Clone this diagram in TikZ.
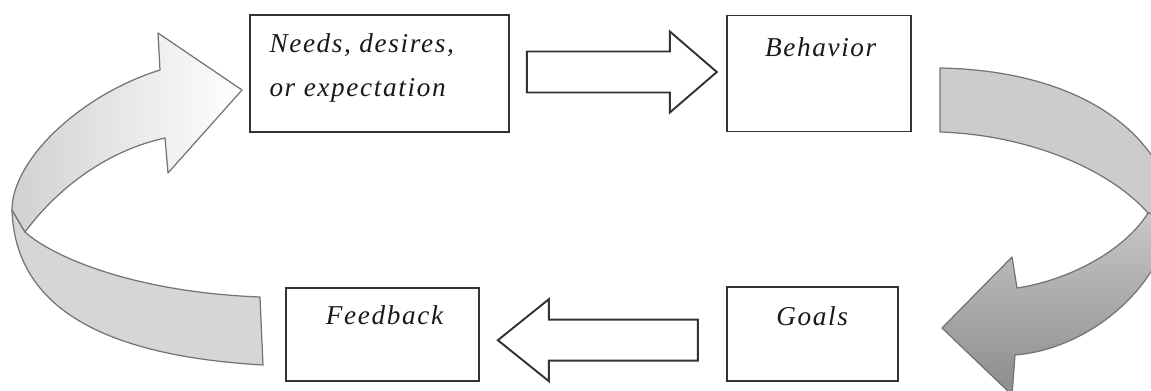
\documentclass[tikz,border=0pt]{standalone}
\usepackage{fontspec}
\setmainfont{Liberation Serif}
\newfontfamily\lblfont[LetterSpace=6]{Liberation Serif}
\usetikzlibrary{positioning, calc}

\begin{document}
\begin{tikzpicture}[x=0.02cm, y=-0.02cm,
      box/.style={rectangle, draw=black!80, line width=1pt, fill=white},
      lbl/.style={font=\lblfont\itshape\fontsize{15.5}{25}\selectfont,
        text=black!90, inner sep=0pt, align=left},
      blk/.style={draw=black!80, line width=1.1pt, fill=white},
      rib/.style={draw=black!55, line width=0.7pt, line join=round}
    ]
      \useasboundingbox (0,0) rectangle (1151,391);

      % boxes
      \node[box, minimum width=5.18cm, minimum height=2.34cm] (needs) at (379.5,73.5) {};
      \node[box, minimum width=3.68cm, minimum height=2.32cm, right=4.32cm of needs] (beh) {};
      \node[box, minimum width=3.42cm, minimum height=1.88cm,
        below=3.08cm of beh.south west, anchor=north west] (goals) {};
      \node[box, minimum width=3.86cm, minimum height=1.86cm, left=4.92cm of goals] (feed) {};

      \node[lbl, anchor=base west] (needs-txt) at ($(needs.north west)+(20,82)$)
        {Needs, desires,\\or expectation};
      \node[lbl, anchor=base] (beh-txt) at ($(beh.north)+(2,42)$) {Behavior};
      \node[lbl, anchor=base] (goals-txt) at ($(goals.north)+(0,39)$) {Goals};
      \node[lbl, anchor=base] (feed-txt) at ($(feed.north)+(2,38)$) {Feedback};

      % straight block arrows
      \coordinate (s1) at ($(needs.east)+(17,-1.5)$);
      \coordinate (t1) at ($(s1 -| beh.west)+(-9,0)$);
      \draw[blk] ($(s1)+(0,-20.5)$) -- ($(t1)+(-47,-20.5)$) -- ($(t1)+(-47,-40.5)$) -- (t1)
        -- ($(t1)+(-47,40.5)$) -- ($(t1)+(-47,20.5)$) -- ($(s1)+(0,20.5)$) -- cycle;

      \coordinate (s2) at ($(goals.west)+(-28,6)$);
      \coordinate (t2) at ($(s2 -| feed.east)+(18,0)$);
      \draw[blk] ($(s2)+(0,-20.5)$) -- ($(t2)+(51,-20.5)$) -- ($(t2)+(51,-41)$) -- (t2)
        -- ($(t2)+(51,41)$) -- ($(t2)+(51,20.5)$) -- ($(s2)+(0,20.5)$) -- cycle;

      % curved arrow, left
      \draw[rib, fill=black!16] (12,210) -- (25,232) .. controls (50,255) and (130,292) .. (260,297)
        -- (263,365) .. controls (90,355) and (15,300) .. (12,210) -- cycle;
      \draw[rib, left color=black!18, right color=white] (12,210) .. controls (12,160) and (80,95) .. (160,70)
        -- (158,33) -- (242,90) -- (168,173) -- (165,138) .. controls (110,150) and (60,185) .. (25,232) -- cycle;

      % curved arrow, right
      \begin{scope}
        \clip (0,0) rectangle (1151,391);
        \draw[rib, fill=black!20] (940,68) .. controls (1050,70) and (1140,110) .. (1170,190)
          -- (1162,216) -- (1148,213) .. controls (1110,170) and (1030,135) .. (940,132) -- cycle;
        \draw[rib, top color=black!22, bottom color=black!45] (1148,213) .. controls (1125,250) and (1070,280) .. (1017,288)
          -- (1012,257) -- (942,328) -- (1012,395) -- (1015,355) .. controls (1080,350) and (1150,300) .. (1170,230)
          -- (1162,216) -- cycle;
      \end{scope}
    \end{tikzpicture}
\end{document}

**What is expected**
Repeat the data exactly, dropping every picture it holds.

**Right answer**
Clone this diagram in TikZ.
\documentclass[tikz,border=0pt]{standalone}
\usepackage{fontspec}
\setmainfont{Liberation Serif}
\newfontfamily\lblfont[LetterSpace=6]{Liberation Serif}
\usetikzlibrary{positioning, calc}

\begin{document}
\begin{tikzpicture}[x=0.02cm, y=-0.02cm,
      box/.style={rectangle, draw=black!80, line width=1pt, fill=white},
      lbl/.style={font=\lblfont\itshape\fontsize{15.5}{25}\selectfont,
        text=black!90, inner sep=0pt, align=left},
      blk/.style={draw=black!80, line width=1.1pt, fill=white},
      rib/.style={draw=black!55, line width=0.7pt, line join=round}
    ]
      \useasboundingbox (0,0) rectangle (1151,391);

      % boxes
      \node[box, minimum width=5.18cm, minimum height=2.34cm] (needs) at (379.5,73.5) {};
      \node[box, minimum width=3.68cm, minimum height=2.32cm, right=4.32cm of needs] (beh) {};
      \node[box, minimum width=3.42cm, minimum height=1.88cm,
        below=3.08cm of beh.south west, anchor=north west] (goals) {};
      \node[box, minimum width=3.86cm, minimum height=1.86cm, left=4.92cm of goals] (feed) {};

      \node[lbl, anchor=base west] (needs-txt) at ($(needs.north west)+(20,82)$)
        {Needs, desires,\\or expectation};
      \node[lbl, anchor=base] (beh-txt) at ($(beh.north)+(2,42)$) {Behavior};
      \node[lbl, anchor=base] (goals-txt) at ($(goals.north)+(0,39)$) {Goals};
      \node[lbl, anchor=base] (feed-txt) at ($(feed.north)+(2,38)$) {Feedback};

      % straight block arrows
      \coordinate (s1) at ($(needs.east)+(17,-1.5)$);
      \coordinate (t1) at ($(s1 -| beh.west)+(-9,0)$);
      \draw[blk] ($(s1)+(0,-20.5)$) -- ($(t1)+(-47,-20.5)$) -- ($(t1)+(-47,-40.5)$) -- (t1)
        -- ($(t1)+(-47,40.5)$) -- ($(t1)+(-47,20.5)$) -- ($(s1)+(0,20.5)$) -- cycle;

      \coordinate (s2) at ($(goals.west)+(-28,6)$);
      \coordinate (t2) at ($(s2 -| feed.east)+(18,0)$);
      \draw[blk] ($(s2)+(0,-20.5)$) -- ($(t2)+(51,-20.5)$) -- ($(t2)+(51,-41)$) -- (t2)
        -- ($(t2)+(51,41)$) -- ($(t2)+(51,20.5)$) -- ($(s2)+(0,20.5)$) -- cycle;

      % curved arrow, left
      \draw[rib, fill=black!16] (12,210) -- (25,232) .. controls (50,255) and (130,292) .. (260,297)
        -- (263,365) .. controls (90,355) and (15,300) .. (12,210) -- cycle;
      \draw[rib, left color=black!18, right color=white] (12,210) .. controls (12,160) and (80,95) .. (160,70)
        -- (158,33) -- (242,90) -- (168,173) -- (165,138) .. controls (110,150) and (60,185) .. (25,232) -- cycle;

      % curved arrow, right
      \begin{scope}
        \clip (0,0) rectangle (1151,391);
        \draw[rib, fill=black!20] (940,68) .. controls (1050,70) and (1140,110) .. (1170,190)
          -- (1162,216) -- (1148,213) .. controls (1110,170) and (1030,135) .. (940,132) -- cycle;
        \draw[rib, top color=black!22, bottom color=black!45] (1148,213) .. controls (1125,250) and (1070,280) .. (1017,288)
          -- (1012,257) -- (942,328) -- (1012,395) -- (1015,355) .. controls (1080,350) and (1150,300) .. (1170,230)
          -- (1162,216) -- cycle;
      \end{scope}
    \end{tikzpicture}
\end{document}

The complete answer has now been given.